¿Sabes qué pasó? Weekly Newsletter October 9-15.
Gaza crisis: Israel orders evacuation amid impending offensive
Last October 13, Israel issued an urgent evacuation order for more than one million Palestinians in northern Gaza, warning that they had just 24 hours before an imminent ground offensive. This measure, described as “impossible” by the UN, has triggered devastating humanitarian consequences .
So far, the conflict has claimed the lives of more than 2,750 people, and there are more than 9,700 wounded in Gaza. In this regard, Israel’s alleged use of white phosphorus munitions has raised considerable concern. This is a chemical compound that is ignited by contact with air and is used to create smoke, illuminate and burn targets. However, their use in areas densely populated by civilians is prohibited by Protocol III of the Convention on the Prohibition of the Use of Certain Conventional Weapons, due to their ability to cause severe burns and damage.
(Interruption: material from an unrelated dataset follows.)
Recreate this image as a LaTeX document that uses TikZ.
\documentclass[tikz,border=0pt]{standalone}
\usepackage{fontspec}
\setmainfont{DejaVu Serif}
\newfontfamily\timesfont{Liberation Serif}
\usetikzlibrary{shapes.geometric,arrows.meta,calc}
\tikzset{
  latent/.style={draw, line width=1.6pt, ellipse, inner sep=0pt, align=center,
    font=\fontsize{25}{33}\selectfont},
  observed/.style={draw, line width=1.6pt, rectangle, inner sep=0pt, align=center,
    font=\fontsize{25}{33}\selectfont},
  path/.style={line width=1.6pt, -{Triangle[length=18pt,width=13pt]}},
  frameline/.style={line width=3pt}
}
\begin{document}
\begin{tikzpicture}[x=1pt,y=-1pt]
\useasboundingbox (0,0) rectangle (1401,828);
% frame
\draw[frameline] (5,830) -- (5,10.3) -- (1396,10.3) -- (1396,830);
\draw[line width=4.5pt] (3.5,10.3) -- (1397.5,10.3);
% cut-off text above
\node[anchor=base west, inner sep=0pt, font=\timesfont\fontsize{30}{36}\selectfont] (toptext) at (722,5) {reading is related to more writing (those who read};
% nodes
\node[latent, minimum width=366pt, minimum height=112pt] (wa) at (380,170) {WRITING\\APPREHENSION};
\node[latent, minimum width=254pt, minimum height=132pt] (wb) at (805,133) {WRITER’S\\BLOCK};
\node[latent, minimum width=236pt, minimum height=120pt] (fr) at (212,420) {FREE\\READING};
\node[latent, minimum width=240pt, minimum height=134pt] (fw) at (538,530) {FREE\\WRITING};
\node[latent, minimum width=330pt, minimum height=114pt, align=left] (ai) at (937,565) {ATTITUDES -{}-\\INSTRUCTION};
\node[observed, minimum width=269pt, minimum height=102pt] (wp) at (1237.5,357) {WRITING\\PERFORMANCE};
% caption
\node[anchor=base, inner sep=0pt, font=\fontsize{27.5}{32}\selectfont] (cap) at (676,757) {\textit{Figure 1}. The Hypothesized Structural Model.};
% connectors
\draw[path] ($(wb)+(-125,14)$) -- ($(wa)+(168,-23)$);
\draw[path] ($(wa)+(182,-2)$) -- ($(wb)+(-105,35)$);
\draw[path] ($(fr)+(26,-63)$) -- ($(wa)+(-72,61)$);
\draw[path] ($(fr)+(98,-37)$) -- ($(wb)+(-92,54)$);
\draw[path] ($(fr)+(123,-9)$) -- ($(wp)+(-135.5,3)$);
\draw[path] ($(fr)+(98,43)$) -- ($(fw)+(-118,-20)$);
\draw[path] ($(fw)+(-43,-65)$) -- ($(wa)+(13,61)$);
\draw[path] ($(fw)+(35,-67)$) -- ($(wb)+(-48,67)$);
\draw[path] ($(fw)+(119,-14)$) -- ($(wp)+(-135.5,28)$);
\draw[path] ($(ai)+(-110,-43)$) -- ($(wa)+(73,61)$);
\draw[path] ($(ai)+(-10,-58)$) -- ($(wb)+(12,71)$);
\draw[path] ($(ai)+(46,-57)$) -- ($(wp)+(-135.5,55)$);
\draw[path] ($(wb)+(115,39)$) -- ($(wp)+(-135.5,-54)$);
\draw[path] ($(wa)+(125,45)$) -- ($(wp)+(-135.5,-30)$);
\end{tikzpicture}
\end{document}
The UN confirmed Monday that 600,000 Palestinians out of 1.1 million in northern Gaza have already fled their homes in search of refuge. The humanitarian situation is deteriorating rapidly and threatens to spill over to catastrophic proportions.
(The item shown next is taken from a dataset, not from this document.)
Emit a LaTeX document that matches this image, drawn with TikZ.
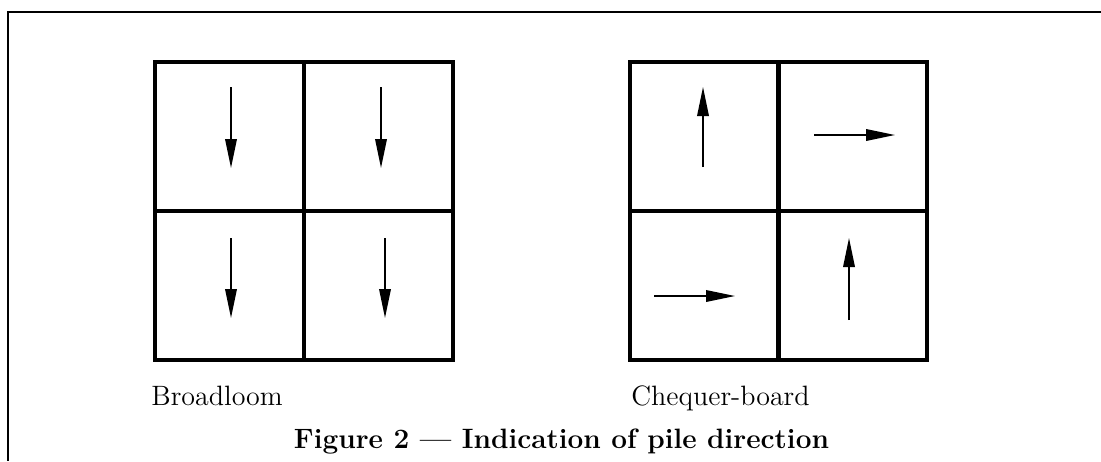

Climate Crisis: Earth’s poles melting at record pace
The Earth’s poles, in the Arctic and Antarctica, are experiencing rapid melting, with Antarctica recording the smallest ice extent during its winter peak and the Arctic losing much of its summer ice cover.
This worrying situation does not only affect the polar regions, as the sea ice surface worldwide has reached its lowest level in 3,000 years, according to the International Panel on Climate Change.
The impact is being felt globally, with consequences such as loss of marine biodiversity, rising sea levels and contribution to global warming, as well as the possibility of a sudden increase in global temperatures.
This is an urgent warning that highlights the need to address climate change and reduce greenhouse gas emissions worldwide. The melting of the poles is not a local problem, it is a global challenge that requires immediate action.
Limits to human habitability in a warmer world.
Rising global temperatures threaten habitability in critical areas of the planet, according to the study “Physiological Limits of Extreme Heat: Rising Temperatures Challenge Human Habitability” conducted by a team of researchers for the journal PNAS.
This study highlights that with an increase of 2 degrees Celsius, more than one billion people in Pakistan, India, China and sub-Saharan Africa will experience unbearable climatic conditions.
In addition, in more extreme scenarios, places such as the east coast of the United States and Al Hudayda, Yemen, could become virtually uninhabitable.
Extreme humidity during heat waves is particularly dangerous, as it limits the human body’s ability to cool itself naturally. This affects areas with limited access to refrigeration systems. Elderly and chronically ill people are especially vulnerable to high temperatures.
This study highlights the importance of considering humidity in climate change adaptation. Governments should reevaluate their strategies and focus on measures to protect vulnerable populations and address the hazards posed by extreme weather conditions.